One section contrasts three main positions: animal welfare theory, which permits animal use under humane conditions; abolitionism, which calls for an end to animal exploitation; and "new welfarism", which supports incremental reforms as steps toward stronger protections. The authors relate these debates to philosophical approaches associated with Peter Singer, Tom Regan, Martha Nussbaum, and Sue Donaldson and Will Kymlicka.

Fasel and Butler also compare theories of legal rights, including the choice, or will, theory, which links rights to autonomy, and the interest theory, which bases rights on significant welfare interests. They discuss whether animals could qualify as legal persons and how their classification as property affects legal protection.

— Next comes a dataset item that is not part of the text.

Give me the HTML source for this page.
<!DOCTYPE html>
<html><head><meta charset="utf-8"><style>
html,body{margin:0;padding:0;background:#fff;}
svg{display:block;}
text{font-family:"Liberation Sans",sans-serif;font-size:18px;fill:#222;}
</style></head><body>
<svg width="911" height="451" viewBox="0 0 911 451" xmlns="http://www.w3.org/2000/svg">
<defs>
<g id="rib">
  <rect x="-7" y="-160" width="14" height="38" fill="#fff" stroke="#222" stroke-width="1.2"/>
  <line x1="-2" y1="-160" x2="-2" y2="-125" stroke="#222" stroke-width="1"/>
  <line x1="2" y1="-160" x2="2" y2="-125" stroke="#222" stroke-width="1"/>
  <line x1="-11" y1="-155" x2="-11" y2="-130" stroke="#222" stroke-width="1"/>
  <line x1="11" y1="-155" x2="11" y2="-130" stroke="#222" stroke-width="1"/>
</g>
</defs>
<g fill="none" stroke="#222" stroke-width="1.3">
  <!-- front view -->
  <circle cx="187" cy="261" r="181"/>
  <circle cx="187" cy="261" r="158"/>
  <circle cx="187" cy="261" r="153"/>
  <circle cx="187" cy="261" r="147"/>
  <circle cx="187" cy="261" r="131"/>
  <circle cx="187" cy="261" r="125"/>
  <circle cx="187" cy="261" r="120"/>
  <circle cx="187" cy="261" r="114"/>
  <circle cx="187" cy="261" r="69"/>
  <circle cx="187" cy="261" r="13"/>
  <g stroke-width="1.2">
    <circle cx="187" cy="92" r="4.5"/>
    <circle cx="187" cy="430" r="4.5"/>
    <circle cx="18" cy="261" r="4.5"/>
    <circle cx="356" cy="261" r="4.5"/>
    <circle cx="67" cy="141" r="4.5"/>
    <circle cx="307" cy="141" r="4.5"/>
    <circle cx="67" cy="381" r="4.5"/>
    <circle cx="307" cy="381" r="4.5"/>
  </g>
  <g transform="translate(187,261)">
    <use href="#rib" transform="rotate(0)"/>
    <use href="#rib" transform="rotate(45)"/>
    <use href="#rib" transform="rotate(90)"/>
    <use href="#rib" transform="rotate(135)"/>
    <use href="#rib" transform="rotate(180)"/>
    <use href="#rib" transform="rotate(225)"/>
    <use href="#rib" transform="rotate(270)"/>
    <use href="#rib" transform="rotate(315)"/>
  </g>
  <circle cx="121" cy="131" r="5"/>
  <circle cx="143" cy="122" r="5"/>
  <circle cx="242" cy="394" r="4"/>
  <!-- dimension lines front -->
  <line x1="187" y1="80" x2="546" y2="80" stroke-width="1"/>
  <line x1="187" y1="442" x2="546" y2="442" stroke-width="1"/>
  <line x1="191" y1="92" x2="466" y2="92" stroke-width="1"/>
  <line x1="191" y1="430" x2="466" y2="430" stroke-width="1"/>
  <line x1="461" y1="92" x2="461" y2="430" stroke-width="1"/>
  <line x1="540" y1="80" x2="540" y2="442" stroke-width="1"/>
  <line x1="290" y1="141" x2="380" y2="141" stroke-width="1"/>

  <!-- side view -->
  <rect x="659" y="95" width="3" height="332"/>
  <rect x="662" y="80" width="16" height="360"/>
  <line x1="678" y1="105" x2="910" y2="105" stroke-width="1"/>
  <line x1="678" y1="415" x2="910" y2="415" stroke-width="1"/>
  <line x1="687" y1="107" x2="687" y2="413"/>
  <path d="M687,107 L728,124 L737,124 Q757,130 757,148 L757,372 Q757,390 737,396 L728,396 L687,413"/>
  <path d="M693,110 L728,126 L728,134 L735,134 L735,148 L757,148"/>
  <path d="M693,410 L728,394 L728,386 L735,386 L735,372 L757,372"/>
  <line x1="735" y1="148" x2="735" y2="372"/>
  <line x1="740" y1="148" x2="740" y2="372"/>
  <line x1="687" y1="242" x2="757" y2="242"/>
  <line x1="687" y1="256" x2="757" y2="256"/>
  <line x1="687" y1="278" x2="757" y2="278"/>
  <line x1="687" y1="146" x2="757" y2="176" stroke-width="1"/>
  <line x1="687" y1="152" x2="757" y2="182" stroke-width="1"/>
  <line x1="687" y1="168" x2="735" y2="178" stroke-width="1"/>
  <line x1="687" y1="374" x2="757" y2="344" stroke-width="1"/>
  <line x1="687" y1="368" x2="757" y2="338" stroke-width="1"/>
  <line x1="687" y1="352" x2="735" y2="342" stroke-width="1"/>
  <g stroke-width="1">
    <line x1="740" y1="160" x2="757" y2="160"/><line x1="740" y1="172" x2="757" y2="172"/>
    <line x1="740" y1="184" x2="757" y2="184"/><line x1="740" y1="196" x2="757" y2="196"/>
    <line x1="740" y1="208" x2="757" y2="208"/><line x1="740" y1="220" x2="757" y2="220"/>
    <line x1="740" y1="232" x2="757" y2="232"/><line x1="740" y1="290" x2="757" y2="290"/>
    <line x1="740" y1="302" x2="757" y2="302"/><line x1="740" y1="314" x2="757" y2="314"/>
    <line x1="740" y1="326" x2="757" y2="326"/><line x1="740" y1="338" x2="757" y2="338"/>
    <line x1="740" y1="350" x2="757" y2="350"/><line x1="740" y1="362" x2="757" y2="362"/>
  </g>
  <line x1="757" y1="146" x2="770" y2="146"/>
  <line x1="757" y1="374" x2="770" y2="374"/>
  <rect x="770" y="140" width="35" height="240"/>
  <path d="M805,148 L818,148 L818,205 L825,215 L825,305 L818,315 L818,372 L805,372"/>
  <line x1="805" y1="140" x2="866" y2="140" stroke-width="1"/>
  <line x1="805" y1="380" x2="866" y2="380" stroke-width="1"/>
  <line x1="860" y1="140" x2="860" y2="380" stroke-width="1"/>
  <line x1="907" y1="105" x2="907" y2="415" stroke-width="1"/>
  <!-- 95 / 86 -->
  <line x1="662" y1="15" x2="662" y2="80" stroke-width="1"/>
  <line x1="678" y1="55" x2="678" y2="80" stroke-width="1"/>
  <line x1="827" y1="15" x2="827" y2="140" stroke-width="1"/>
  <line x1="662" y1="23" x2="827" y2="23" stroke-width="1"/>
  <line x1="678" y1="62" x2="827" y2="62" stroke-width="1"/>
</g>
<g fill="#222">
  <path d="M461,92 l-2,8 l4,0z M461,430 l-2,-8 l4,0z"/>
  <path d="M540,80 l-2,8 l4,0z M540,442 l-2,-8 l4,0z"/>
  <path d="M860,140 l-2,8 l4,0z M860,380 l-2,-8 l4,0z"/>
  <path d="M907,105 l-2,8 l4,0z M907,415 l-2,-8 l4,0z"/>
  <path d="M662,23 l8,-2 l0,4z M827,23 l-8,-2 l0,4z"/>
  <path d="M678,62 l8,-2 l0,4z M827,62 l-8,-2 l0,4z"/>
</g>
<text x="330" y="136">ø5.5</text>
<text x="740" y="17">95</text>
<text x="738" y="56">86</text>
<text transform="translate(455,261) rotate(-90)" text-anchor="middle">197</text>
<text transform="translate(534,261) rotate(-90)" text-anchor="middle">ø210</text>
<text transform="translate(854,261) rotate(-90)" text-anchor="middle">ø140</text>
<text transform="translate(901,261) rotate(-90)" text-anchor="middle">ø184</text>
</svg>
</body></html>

The book includes case studies of habeas corpus petitions brought on behalf of individual animals, including the orangutan Sandra in Argentina and the elephant Happy in New York. It also examines legislative efforts to codify animal rights at national and international levels, as well as issues of enforcement and the effects of economic and political interests.

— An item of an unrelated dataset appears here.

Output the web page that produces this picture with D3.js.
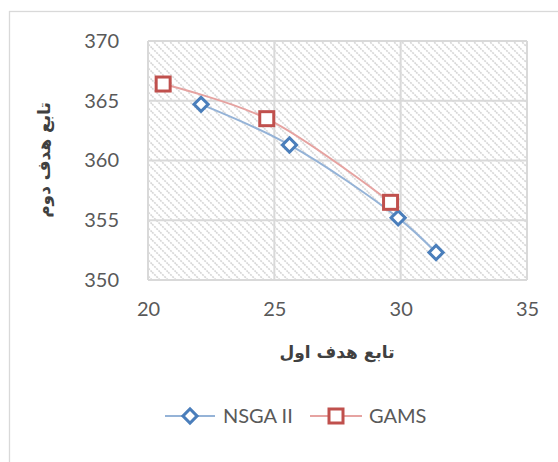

The final chapter compares animal rights advocacy with other reform movements and considers its relationship to human rights discourse.

== Reception ==
In the Environmental Law Review, Angus Nurse described the book as a clear and balanced overview that combines accessibility with academic rigour. He praised its comparative scope and its treatment of "thick" and "thin" conceptions of rights, though he suggested further engagement with the relationship between animal and human rights.

Katy Sowery, writing in The Modern Law Review, commended the book's clarity and coverage of key debates, while noting that it emphasises breadth over critical depth. She described it as a useful resource for students entering the field.

Bianka M. A. Atlas, in the Journal of International Wildlife Law & Policy, described the book as a comprehensive and accessible overview of the field. She noted its interdisciplinary approach and international coverage, but suggested that readers supplement it with additional sources for advanced study.

Andrew Rowan reviewed the book for WellBeing International, calling it an informative and well-organised introduction that connects legal analysis with ethical discussion.

== Publication ==
Animal Rights Law was published on 23 February 2023 by Hart Publishing, an imprint of Bloomsbury Publishing, in hardcover, paperback, and ebook formats. A website was published alongside the book, providing updates on relevant case law and legislation, supplementary chapter references, jurisdiction-specific sources, and a list of key academic journals.